> **Directive**:
Count the lines below that contain the word "React" and give only that number.

> **Recorded data**:
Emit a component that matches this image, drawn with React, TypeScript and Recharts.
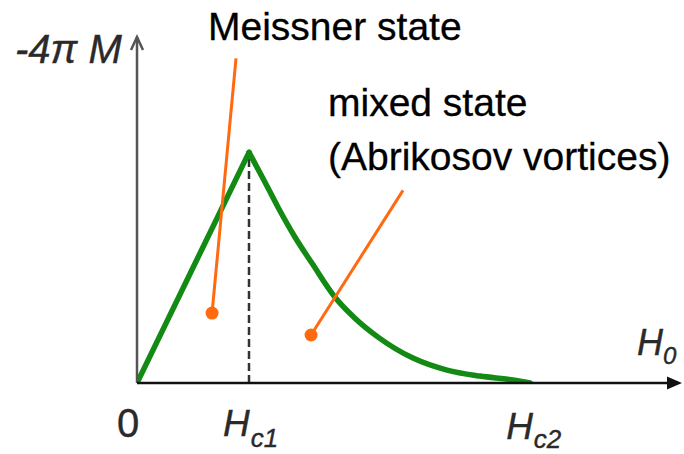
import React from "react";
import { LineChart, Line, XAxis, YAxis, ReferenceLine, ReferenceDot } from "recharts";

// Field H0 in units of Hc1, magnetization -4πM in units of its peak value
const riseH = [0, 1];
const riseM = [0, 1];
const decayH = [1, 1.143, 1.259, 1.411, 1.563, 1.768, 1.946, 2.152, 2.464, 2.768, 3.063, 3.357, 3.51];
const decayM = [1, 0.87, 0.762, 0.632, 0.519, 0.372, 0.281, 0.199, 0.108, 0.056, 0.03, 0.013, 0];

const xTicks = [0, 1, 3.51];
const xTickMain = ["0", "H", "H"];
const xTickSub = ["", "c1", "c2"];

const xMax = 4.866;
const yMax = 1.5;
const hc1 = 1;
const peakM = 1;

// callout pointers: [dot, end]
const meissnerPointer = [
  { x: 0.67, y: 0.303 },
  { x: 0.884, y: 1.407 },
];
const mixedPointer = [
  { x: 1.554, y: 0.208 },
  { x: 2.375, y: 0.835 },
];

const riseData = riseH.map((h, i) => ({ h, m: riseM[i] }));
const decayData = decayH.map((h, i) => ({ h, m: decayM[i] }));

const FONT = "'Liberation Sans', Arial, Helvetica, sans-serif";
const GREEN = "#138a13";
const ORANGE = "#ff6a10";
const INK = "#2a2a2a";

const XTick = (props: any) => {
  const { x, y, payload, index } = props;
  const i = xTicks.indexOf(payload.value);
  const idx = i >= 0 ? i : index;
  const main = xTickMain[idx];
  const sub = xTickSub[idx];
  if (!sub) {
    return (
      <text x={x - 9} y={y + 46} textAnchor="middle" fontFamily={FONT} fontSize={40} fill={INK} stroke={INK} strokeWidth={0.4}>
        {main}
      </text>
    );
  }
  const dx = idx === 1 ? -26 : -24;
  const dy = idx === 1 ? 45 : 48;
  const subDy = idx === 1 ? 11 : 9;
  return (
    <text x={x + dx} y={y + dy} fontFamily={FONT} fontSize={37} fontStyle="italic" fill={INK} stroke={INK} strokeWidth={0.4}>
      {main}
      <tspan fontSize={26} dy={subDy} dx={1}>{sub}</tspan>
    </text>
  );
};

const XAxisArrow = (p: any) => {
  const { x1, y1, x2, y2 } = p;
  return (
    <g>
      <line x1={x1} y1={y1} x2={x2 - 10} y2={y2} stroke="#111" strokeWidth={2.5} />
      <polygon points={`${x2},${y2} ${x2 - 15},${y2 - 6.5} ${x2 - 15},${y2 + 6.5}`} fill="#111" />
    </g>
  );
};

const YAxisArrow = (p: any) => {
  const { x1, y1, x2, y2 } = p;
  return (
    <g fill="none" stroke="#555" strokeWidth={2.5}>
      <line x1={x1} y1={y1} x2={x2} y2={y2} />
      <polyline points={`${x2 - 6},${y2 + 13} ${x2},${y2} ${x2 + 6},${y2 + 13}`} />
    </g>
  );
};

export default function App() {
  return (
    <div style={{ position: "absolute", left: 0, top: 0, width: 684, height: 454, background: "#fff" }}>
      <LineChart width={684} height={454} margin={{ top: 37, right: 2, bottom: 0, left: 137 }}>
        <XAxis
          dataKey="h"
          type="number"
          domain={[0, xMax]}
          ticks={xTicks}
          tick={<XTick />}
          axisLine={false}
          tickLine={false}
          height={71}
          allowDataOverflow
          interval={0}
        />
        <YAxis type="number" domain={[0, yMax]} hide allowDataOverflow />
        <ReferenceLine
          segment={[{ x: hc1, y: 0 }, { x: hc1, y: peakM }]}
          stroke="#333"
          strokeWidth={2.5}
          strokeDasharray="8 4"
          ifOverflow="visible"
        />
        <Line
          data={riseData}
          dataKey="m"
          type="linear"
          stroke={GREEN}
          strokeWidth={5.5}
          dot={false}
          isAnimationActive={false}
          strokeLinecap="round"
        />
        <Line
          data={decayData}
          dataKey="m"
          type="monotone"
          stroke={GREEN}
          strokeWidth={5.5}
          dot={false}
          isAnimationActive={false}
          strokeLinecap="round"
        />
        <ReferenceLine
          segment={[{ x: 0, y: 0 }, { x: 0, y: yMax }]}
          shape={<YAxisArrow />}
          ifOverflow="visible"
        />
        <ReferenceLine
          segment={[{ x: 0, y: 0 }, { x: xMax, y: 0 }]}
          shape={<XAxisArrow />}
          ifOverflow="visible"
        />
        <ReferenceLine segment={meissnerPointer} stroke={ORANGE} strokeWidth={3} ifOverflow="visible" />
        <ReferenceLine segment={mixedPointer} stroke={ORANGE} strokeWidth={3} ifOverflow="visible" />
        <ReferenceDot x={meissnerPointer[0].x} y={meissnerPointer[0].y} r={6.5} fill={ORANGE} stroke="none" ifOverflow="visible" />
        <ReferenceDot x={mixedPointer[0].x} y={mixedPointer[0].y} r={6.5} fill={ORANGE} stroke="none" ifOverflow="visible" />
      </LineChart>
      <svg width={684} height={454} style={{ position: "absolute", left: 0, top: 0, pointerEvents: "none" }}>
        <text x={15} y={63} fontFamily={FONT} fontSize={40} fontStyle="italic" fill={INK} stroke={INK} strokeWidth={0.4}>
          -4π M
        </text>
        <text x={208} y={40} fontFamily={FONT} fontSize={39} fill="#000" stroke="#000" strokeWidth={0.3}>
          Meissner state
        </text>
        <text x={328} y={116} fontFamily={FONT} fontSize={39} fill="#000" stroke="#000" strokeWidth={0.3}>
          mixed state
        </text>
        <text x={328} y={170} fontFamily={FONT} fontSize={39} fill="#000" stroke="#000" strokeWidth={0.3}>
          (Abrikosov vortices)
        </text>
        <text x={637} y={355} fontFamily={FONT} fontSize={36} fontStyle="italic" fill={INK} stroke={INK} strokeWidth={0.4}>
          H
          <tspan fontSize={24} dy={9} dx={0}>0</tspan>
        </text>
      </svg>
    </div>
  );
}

> **Problem solution**:
2